Zudem verschärfen sich soziale Probleme: Rund 1,5 Millionen Kinder arbeiten weiterhin unter gefährlichen Bedingungen in der Kakaoernte, insbesondere in Ghana und Côte d’Ivoire. Frauen, die einen Großteil der landwirtschaftlichen Arbeit leisten, bleiben systematisch von Entscheidungsprozessen und Gewinnen ausgeschlossen. Auch Landarbeiter*innen und Pächter*innen, die für die Lieferketten unverzichtbar sind, werden in politischen und unternehmerischen Maßnahmen kaum berücksichtigt.

Wie lässt sich Veränderung erreichen? 
Das Kakao-Barometer 2025 zeigt zugleich, dass grundlegender Wandel machbar ist. Fortschritte in der Regulierung sowie stärkere Zusammenarbeit innerhalb des Sektors beweisen, dass systemische Veränderung möglich ist. Doch sie erfordert konsequentes Handeln auf mehreren Ebenen gleichzeitig.
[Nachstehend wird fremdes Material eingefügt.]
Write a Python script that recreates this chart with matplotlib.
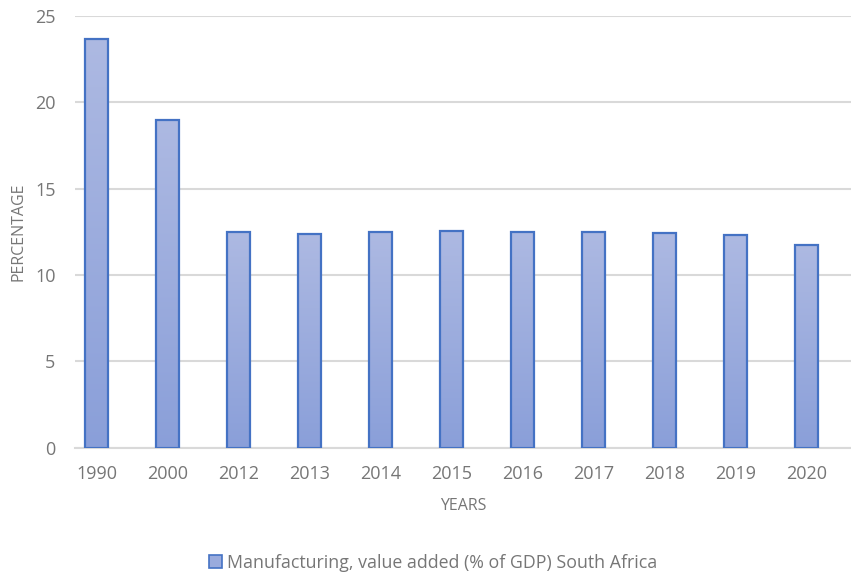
import matplotlib.pyplot as plt
import numpy as np
from matplotlib.colors import LinearSegmentedColormap
from matplotlib.patches import Patch

years = ["1990", "2000", "2012", "2013", "2014", "2015", "2016", "2017", "2018", "2019", "2020"]
values = [23.68, 18.97, 12.49, 12.37, 12.49, 12.55, 12.49, 12.49, 12.41, 12.32, 11.74]
series_name = "Manufacturing, value added (% of GDP) South Africa"

plt.rcParams["font.family"] = ["Open Sans", "DejaVu Sans"]
text_grey = "#767676"
grid_grey = "#d9d9d9"
edge_blue = "#4472c4"

fig = plt.figure(figsize=(8.51, 5.76), dpi=100)
ax = fig.add_axes([75 / 851, (576 - 447.7) / 576, 776 / 851, 431.7 / 576])

x = np.arange(len(years))
bars = ax.bar(x, values, width=0.325, color="none", edgecolor=edge_blue,
              linewidth=1.6, zorder=3)

# vertical gradient fill inside each bar
cmap = LinearSegmentedColormap.from_list("fill", ["#8a9fd9", "#adb9e2"])
grad = np.linspace(0, 1, 256).reshape(-1, 1)
for bar in bars:
    x0, w, h = bar.get_x(), bar.get_width(), bar.get_height()
    im = ax.imshow(grad, cmap=cmap, origin="lower", aspect="auto",
                   extent=[x0, x0 + w, 0, h], zorder=2)
    im.set_clip_path(bar)

ax.set_xlim(-0.303, 10.63)
ax.set_ylim(0, 25)
ax.set_yticks([0, 5, 10, 15, 20, 25])
ax.set_xticks(x)
ax.set_xticklabels(years)

ax.grid(axis="y", color=grid_grey, linewidth=1.5, zorder=0)
ax.set_axisbelow(True)
for side in ["top", "right", "left"]:
    ax.spines[side].set_visible(False)
ax.spines["bottom"].set_color(grid_grey)
ax.spines["bottom"].set_linewidth(1.5)
ax.tick_params(axis="both", length=0, labelsize=13, colors=text_grey)
ax.tick_params(axis="y", pad=14)
ax.tick_params(axis="x", pad=12.5)

ax.set_xlabel("YEARS", fontsize=11.5, color=text_grey, labelpad=11)
ax.set_ylabel("PERCENTAGE", fontsize=11.5, color=text_grey, labelpad=6)

handle = Patch(facecolor="#9aabdd", edgecolor=edge_blue, linewidth=1.2)
fig.legend([handle], [series_name], loc="center", bbox_to_anchor=(433 / 851, 1 - 563 / 576),
           frameon=False, fontsize=12.8, labelcolor=text_grey, handlelength=0.75,
           handleheight=0.75, handletextpad=0.3)

fig.savefig("out.png", dpi=100)
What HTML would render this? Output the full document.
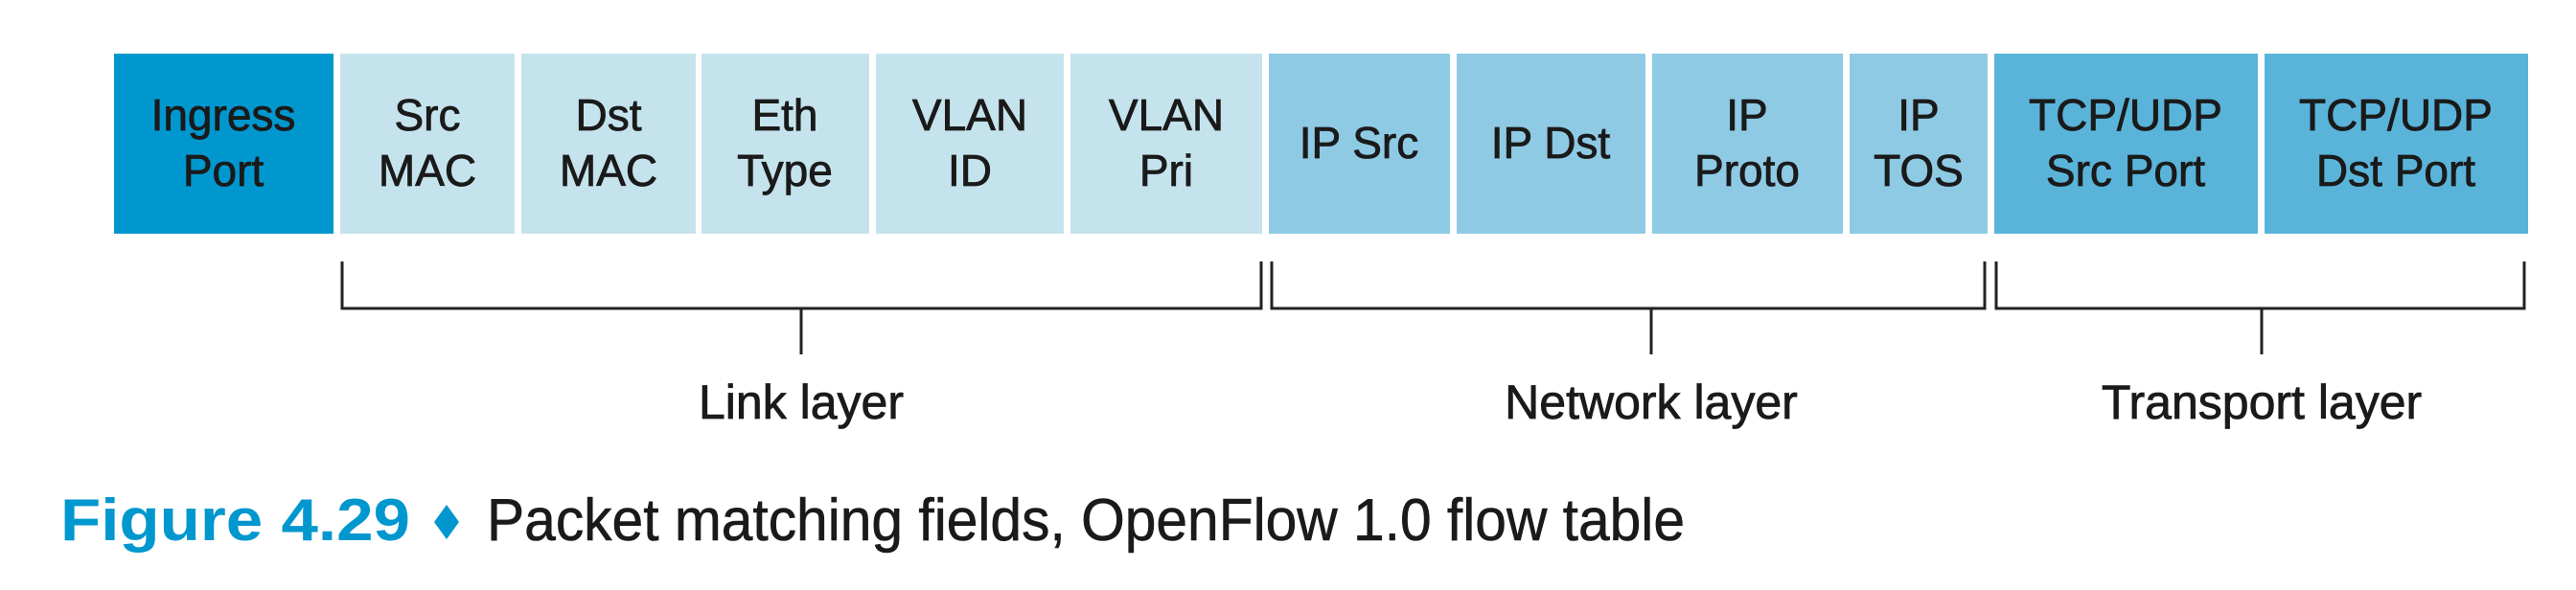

Der Bericht ruft Politik und Unternehmen zu dringend notwendigen Maßnahmen auf:
  • Faire Bezahlung: Sicherstellung eines existenzsichernden Einkommens für Kakaobäuer*innen
  • Waldschutz: Durchsetzung eines globalen Moratoriums gegen kakao-bedingte Abholzung
  • Partizipation: Gleichberechtigte Einbindung von Frauen und Männern in Entscheidungen
  • Transparenz: Einführung wirksamer Transparenz- und Rechenschaftsmechanismen in den Lieferketten
Darüber hinaus macht das Barometer klar: Kakao ist kein Einzelfall. Die Krisen der Branche sind ein Warnsignal für die weltweite Landwirtschaft – wenn globale Lieferketten weiter auf kurzfristige Gewinne setzen, drohen ähnliche Dynamiken auch bei anderen Nahrungsmitteln.

Über das Kakao-Barometer
Das Kakao-Barometer gilt als zentrale Referenzpublikation zur Nachhaltigkeit im Kakaosektor. Der mehr als 200 Seiten umfassende Bericht bietet eine umfassende Analyse der aktuellen Situation, einen historischen Rückblick auf die Entwicklungen seit 2000 sowie einen Ausblick auf kommende Herausforderungen und Chancen.
 
Über Solidaridad 
Seit über 50 Jahren setzt sich das Solidaridad-Netzwerk weltweit für eine nachhaltige, kleinbäuerliche Landwirtschaft ein. Bekannt als Mitbegründer*innen der Max Havelaar Fairtrade Bewegung in den 1980ern, haben wir früh damit begonnen, Kleinbäuer*innen als schwächstes Glied innerhalb unserer Lieferketten dabei zu unterstützen, landwirtschaftliche Produkte wie Kaffee, Kakao oder Baumwolle nachhaltig zu produzieren und auf dem globalen Markt zu vertreiben. Mit knapp 1.000 Mitarbeitenden weltweit und Projekten in mehr als 40 Ländern gehören wir heute zu den weltweit größten und erfahrensten Entwicklungsorganisationen.

Über das Voice Netzwerk
Das Voice Network vereint die Zivilgesellschaft, um die systemischen Ursachen von Armut, Kinderarbeit, Entwaldung und Geschlechterungleichheit im Kakaosektor aufzudecken und zu bekämpfen. Das Netzwerk besteht aus über 30 Mitgliedsorganisationen aus 13 Ländern, die global über den Kontinent verteilt sind. Gemeinsam beeinflussen die Mitglieder die globale Politik durch Studien und strategische Zusammenarbeit, verschaffen unterrepräsentierten Stimmen Gehör und treiben sinnvolle, dauerhafte Reformen voran.